Edgelord - Someone who deliberately says controversial or exaggerated remarks in order to shock others.

Experience points/XP - Points used to level up and improve characters. Can be earned by succeeding in challenges.

Game system - A set of game mechanics used in a tabletop role-playing game. Every game system has different mechanics.

Game template - Used to help Game Masters craft their adventures and stories.

GM - Game Master. Refers to the person running the adventure.

Homebrew - Changes to the default rules/setting of an rpg. For instance, a homebrew setting refers to a setting created by the GM/players rather than using the default setting of the rpg. Homebrew can also refer to an original story by the GM/players that is set in a published campaign setting.

HP - Health points. Refers to how many times a character can be hurt until they can no longer stand/interact, etc

Indie Game - An rpg that’s self-published or published with small publishers and released outside of mainstream ways.

Intro Session - A planning session where the group lays the framework for the campaign/adventure together. This is where expectations and safety tools are often discussed. Also known as Session 0.

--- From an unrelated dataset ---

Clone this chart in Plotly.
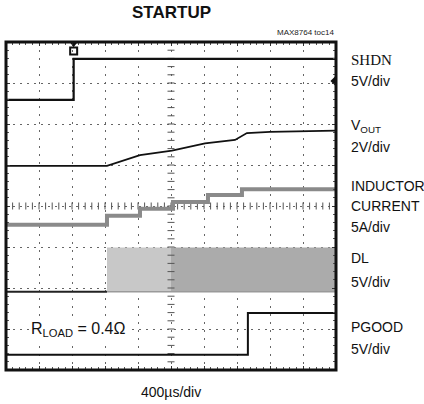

Min/Max - Describes a character that is designed to maximize some abilities at the expense of minimizing others.

Module - A pre-written adventure. Usually applies to adventures published for all Dungeons & Dragons games before the 3rd edition.

Murder-hobo - Used to describe a player that isn’t very connected to the adventure’s world and just travels around, fighting and killing. Would suggest retiring this term as it’s rooted in offensive language.

Narrative - The storyline of the campaign/adventure.

NPC - Non-player character. Any characters that aren’t controlled by a player and are instead controlled by the Game Master or Dungeon Master.

One-shot - A game that happens in a single session. While campaigns are like tv shows, one-shots are like a movie.

Optional Rules - Rules that exist but aren’t required for the game.

OSR - Old-School Revival. Refers to the trend of drawing inspiration from the earliest days of tabletop roleplaying games.

PHB - Player’s Handbook

PC - Player Character, where the players control the actions of the character.

PvE - Player vs. Environment. Players fight against bosses or enemies that are controlled not by other players, but by the game or the Game/Dungeon Master.

PvP - Player vs Player. Players fight against each other.

PWYW - Pay what you want.

Railroading - Refers to when GMs try to force the story into one particular direction.

Rule of Cool - Refers to suspending disbelief over events that can’t occur in reality. Essentially, it means that if something is cool enough, players will be willing to ignore the impossibilities.

Rules Lawyer - A person who insists on following rules, possibly at the expense of the enjoyment of the game.

Safety Tools - Tools that help players and the GM feel comfortable with the adventure. They allow for clear communication, responsible play, and less risk of emotional distress.

Sand-box - A style of gaming where the GM specifically chooses not to provide much guidance to the players, leaving the players to interact with their setting how they want.

Saving Throw - A dice roll used by a player to determine if their character can avoid a negative effect.

Session - Refers to a chunk of time where players get together to play a tabletop roleplaying game. One-shots usually happen in one session. Campaigns, since they’re longer, will take multiple sessions to complete.

Session 0 - A planning session where the group lays the framework for the campaign/adventure together. Also known as the Intro Session.

Storyteller - Another term for Game Master.

TotM - Theater of the Mind. Refers to an imagination-only style of gaming where instead of physical/visual maps and miniatures, players envision the setting and game.

TPK - Total Party Kill. When an event kills everyone in the party.

TTRPG - Tabletop role-playing game

VoV - Voice and Video, referring to the use of Discord, Zoom, or other software to see and hear the Game Master and other players. These help create a sense of in-person playing.

VTT - Virtual Table Top. A website or computer software that allows players to play tabletop role-playing games on their computer by replicating the boards, dice, and other materials necessary to play.